Transformation digitale et gestion du temps
Même si la Banque de France ne connaît pas de pressions commerciales, elle n’est pas hors du temps puisqu’elle a des partenaires comme les banques, les compagnies d’assurances, l’État, les particuliers, les entreprises, qui évoluent avec la révolution digitale. La Banque de France ne peut pas ne pas accompagner le mouvement, elle doit même le précéder, autant que possible. Hervé Gonsard est également revenu sur la nécessité pour la Banque de France de continuer à offrir un service public de haute qualité, qui est un élément de compétitivité, et d’être dans cette optique un leader de la révolution digitale pour maintenir son magistère vis-à-vis de ses partenaires, et en même temps continuer à donner du sens aux activités de ses agents.
En tant que DRH, la formation et le développement des compétences constituent une composante importante de la politique de ressources humaines, qui s’inscrit dans le temps long. C’est aussi un véritable levier de transformation pour rendre la Banque plus performante, plus innovante et plus agile. Face aux évolutions digitales des marchés financiers, les objectifs essentiels de notre invité est de veiller à ce que les compétences des collaborateurs correspondent aux besoins des métiers de la Banque et à ce que cette dernière demeure attractive auprès des étudiants, futurs collaborateurs.
La Banque de France entend rester attractive pour les femmes et les hommes qui y travaillent, et favoriser le développement de leurs qualifications et le maintien de leur employabilité avec notamment la création de l’Université́ Banque de France. Hervé Gonsard a insisté sur la création de deux écoles de cette université d’entreprise, celle du Digital et celle du Management, pour accompagner les salariés mais aussi les managers tout au long de cette révolution digitale.
A court terme, d’autres projets ont été mis en place pour accompagner la transformation digitale de cette institution :
– Il y a 4 ans, la Banque de France a mis en place un réseau social d’entreprise (Agora), qui compte 9500 membres sur 12 000 agents, avec une connexion régulière d’au moins 3000 membres. La nouvelle activité d’éducation financière du public, récemment apparue et qui a pour objectif de donner à tous les publics les clés de compréhension des débats économiques a pleinement tiré parti du réseau, car c’est dans l’une de ses communautés que se sont retrouvés les formateurs pour partager leurs pratiques et leurs supports d’intervention.

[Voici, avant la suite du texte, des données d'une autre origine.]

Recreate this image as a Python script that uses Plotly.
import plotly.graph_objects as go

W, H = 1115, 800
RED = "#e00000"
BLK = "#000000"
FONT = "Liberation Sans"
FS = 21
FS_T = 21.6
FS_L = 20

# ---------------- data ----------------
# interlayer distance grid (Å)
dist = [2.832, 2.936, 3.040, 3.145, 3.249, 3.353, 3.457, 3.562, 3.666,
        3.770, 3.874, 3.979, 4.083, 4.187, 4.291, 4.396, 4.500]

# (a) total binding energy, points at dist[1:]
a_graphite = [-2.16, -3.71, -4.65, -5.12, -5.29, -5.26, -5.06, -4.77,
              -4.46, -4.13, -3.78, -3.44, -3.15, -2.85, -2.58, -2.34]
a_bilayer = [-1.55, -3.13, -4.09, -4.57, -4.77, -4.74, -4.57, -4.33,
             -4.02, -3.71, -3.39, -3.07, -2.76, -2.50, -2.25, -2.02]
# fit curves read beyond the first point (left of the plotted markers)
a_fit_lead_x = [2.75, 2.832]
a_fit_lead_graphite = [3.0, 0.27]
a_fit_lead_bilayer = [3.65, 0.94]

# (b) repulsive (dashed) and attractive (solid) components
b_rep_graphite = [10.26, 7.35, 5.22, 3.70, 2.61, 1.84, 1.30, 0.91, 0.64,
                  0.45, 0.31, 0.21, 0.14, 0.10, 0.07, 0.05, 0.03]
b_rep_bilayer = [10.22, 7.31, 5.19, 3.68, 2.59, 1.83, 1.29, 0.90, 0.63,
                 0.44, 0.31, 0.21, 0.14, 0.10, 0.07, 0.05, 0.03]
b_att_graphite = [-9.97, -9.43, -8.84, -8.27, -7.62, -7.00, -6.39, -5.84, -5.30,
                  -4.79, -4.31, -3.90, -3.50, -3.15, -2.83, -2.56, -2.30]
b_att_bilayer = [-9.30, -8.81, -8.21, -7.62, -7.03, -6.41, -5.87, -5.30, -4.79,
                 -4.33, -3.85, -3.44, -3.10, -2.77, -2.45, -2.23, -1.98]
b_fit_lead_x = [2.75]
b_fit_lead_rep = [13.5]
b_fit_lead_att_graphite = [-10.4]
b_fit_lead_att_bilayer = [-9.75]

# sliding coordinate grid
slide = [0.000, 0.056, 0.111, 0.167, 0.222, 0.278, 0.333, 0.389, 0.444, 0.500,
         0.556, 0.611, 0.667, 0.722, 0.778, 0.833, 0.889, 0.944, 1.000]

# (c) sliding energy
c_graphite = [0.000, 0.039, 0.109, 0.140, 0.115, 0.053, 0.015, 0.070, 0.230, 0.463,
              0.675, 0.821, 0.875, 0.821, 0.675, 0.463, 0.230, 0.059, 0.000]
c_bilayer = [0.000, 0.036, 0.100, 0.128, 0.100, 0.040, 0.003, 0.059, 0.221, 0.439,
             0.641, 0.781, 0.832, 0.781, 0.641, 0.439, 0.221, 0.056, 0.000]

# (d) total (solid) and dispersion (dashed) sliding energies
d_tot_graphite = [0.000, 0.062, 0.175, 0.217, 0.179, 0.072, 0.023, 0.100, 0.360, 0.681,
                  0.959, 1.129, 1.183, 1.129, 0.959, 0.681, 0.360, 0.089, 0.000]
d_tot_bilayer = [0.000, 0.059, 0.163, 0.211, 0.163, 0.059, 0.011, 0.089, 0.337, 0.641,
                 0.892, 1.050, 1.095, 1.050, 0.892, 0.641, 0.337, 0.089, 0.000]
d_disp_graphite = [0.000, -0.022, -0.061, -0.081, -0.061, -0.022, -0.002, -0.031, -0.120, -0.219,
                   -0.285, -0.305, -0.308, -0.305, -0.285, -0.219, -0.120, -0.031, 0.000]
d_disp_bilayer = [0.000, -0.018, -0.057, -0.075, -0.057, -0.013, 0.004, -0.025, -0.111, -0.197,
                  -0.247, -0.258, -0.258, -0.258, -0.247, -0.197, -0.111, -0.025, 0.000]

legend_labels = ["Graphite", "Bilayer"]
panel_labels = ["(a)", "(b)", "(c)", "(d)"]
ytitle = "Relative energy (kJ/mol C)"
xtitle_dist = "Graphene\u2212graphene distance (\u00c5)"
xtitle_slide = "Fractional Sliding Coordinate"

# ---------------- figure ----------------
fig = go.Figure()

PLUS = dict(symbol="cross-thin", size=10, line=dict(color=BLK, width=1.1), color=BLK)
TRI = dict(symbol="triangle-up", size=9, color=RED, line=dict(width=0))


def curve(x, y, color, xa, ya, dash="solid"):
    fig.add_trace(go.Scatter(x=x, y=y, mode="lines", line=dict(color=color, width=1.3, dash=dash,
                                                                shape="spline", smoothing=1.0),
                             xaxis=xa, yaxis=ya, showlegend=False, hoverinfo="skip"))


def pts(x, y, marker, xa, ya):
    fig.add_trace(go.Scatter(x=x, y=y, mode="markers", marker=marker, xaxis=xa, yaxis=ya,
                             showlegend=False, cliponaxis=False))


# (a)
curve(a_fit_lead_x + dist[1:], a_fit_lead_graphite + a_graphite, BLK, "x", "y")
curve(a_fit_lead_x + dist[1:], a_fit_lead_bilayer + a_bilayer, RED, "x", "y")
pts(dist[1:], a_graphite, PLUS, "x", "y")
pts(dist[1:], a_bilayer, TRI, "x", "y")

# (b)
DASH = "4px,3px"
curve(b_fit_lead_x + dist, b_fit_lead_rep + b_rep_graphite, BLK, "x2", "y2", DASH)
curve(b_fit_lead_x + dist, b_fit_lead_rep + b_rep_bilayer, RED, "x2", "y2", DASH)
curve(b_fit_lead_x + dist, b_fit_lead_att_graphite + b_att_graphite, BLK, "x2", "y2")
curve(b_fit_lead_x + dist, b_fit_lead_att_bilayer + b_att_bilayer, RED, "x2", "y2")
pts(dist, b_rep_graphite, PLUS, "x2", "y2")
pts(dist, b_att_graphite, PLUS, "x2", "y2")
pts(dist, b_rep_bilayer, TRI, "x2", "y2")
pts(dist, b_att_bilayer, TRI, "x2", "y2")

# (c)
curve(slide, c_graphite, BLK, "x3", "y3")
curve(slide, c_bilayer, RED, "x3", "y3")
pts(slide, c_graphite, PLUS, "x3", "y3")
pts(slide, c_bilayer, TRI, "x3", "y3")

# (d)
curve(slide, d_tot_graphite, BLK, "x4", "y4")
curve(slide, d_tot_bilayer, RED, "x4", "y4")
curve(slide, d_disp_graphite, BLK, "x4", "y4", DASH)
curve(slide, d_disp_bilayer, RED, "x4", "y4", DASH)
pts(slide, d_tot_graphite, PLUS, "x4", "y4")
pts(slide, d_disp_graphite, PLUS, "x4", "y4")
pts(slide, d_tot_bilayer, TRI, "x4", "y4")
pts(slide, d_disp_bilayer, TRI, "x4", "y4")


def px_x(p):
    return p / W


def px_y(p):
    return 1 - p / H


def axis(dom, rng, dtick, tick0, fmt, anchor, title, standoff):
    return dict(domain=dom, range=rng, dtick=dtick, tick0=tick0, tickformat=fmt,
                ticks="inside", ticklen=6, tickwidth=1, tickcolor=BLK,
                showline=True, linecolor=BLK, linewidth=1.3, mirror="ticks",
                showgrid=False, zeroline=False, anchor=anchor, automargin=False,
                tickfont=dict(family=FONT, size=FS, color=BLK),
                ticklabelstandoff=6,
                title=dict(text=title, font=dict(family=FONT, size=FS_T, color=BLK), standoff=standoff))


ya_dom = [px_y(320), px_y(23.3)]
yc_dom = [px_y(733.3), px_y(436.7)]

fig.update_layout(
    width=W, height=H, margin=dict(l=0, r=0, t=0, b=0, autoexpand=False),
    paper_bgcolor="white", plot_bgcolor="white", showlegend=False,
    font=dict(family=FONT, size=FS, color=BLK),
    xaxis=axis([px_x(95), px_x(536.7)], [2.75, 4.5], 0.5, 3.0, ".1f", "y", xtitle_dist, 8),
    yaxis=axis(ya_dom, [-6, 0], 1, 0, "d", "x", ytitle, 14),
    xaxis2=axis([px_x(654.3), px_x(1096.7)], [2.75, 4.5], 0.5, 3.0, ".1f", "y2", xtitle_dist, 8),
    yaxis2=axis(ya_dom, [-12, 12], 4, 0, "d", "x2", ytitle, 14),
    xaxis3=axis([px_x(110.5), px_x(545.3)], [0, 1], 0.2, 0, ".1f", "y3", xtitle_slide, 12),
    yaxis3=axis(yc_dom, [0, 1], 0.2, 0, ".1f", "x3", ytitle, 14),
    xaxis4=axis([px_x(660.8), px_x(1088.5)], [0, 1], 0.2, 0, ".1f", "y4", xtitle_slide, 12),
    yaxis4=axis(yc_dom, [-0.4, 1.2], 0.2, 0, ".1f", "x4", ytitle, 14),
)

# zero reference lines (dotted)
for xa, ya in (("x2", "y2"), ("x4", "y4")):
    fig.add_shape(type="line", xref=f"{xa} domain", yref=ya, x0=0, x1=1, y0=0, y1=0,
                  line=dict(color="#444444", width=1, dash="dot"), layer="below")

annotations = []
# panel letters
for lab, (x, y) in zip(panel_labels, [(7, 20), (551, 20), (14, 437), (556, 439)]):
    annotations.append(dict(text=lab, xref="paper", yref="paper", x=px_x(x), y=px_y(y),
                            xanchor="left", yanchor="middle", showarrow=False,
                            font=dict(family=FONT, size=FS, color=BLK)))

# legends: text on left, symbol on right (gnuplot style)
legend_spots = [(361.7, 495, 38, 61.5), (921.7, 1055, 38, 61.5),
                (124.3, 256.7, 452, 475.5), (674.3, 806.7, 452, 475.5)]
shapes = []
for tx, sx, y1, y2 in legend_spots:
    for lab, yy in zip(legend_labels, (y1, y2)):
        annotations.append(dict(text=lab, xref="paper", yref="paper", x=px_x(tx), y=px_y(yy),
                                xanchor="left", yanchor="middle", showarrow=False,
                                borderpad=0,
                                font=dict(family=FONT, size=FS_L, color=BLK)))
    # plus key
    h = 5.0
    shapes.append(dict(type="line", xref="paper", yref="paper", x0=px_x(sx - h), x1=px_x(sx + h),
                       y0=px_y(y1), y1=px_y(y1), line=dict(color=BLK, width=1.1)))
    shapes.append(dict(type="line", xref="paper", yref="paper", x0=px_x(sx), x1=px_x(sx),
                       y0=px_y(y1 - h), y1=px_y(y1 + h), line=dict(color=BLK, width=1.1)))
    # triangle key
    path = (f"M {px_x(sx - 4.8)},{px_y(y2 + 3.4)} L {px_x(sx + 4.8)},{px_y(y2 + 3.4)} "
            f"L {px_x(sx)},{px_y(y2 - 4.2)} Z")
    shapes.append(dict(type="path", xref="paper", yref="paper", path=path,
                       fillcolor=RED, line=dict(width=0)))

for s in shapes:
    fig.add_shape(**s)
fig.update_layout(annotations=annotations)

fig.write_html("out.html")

– En juin 2017, elle a également ouvert le « Lab », son Laboratoire d’innovation. Le « Lab » est un espace de rencontre ouvert et de travail collaboratif, il associe la Banque de France à différents porteurs de projets innovants – start-ups et Fintechs, acteurs institutionnels, grandes écoles et université – en vue d’expérimenter de nouveaux concepts et des technologies novatrices, en lien avec les activités de l’Institution. Le « Lab » est aussi un lieu d’anticipation pour préparer la Banque à l’évolution de ses métiers. Conçu comme un accélérateur d’innovations, le Lab a pour objectif d’accompagner la Banque de France dans sa transformation digitale, mais aussi de tester et développer des solutions qui s’appuient sur des technologies innovantes, telles que la blockchain (la Banque de France est la première banque centrale de l’Eurosystème à l’avoir expérimentée) et l’intelligence artificielle.
– La Banque de France offre un accès gratuit aux données statistiques. Elle souhaite développer et mieux partager l’exploitation des nombreuses données (plus de 400 millions de séries statistiques) qu’elle collecte et analyse dans le cadre de ses activités. Elle les ouvre plus largement aux utilisateurs externes, via l’Open Data Room, destinée notamment aux chercheurs.
Pour Hervé Gonsard, il est important « que la Banque de France évolue mais qu’elle ne perde pas son âme. » Il faut donc veiller à ce qu’elle reste en phase avec ses partenaires tout en gardant son attachement aux valeurs humaines et citoyennes qui sont les siennes depuis très longtemps.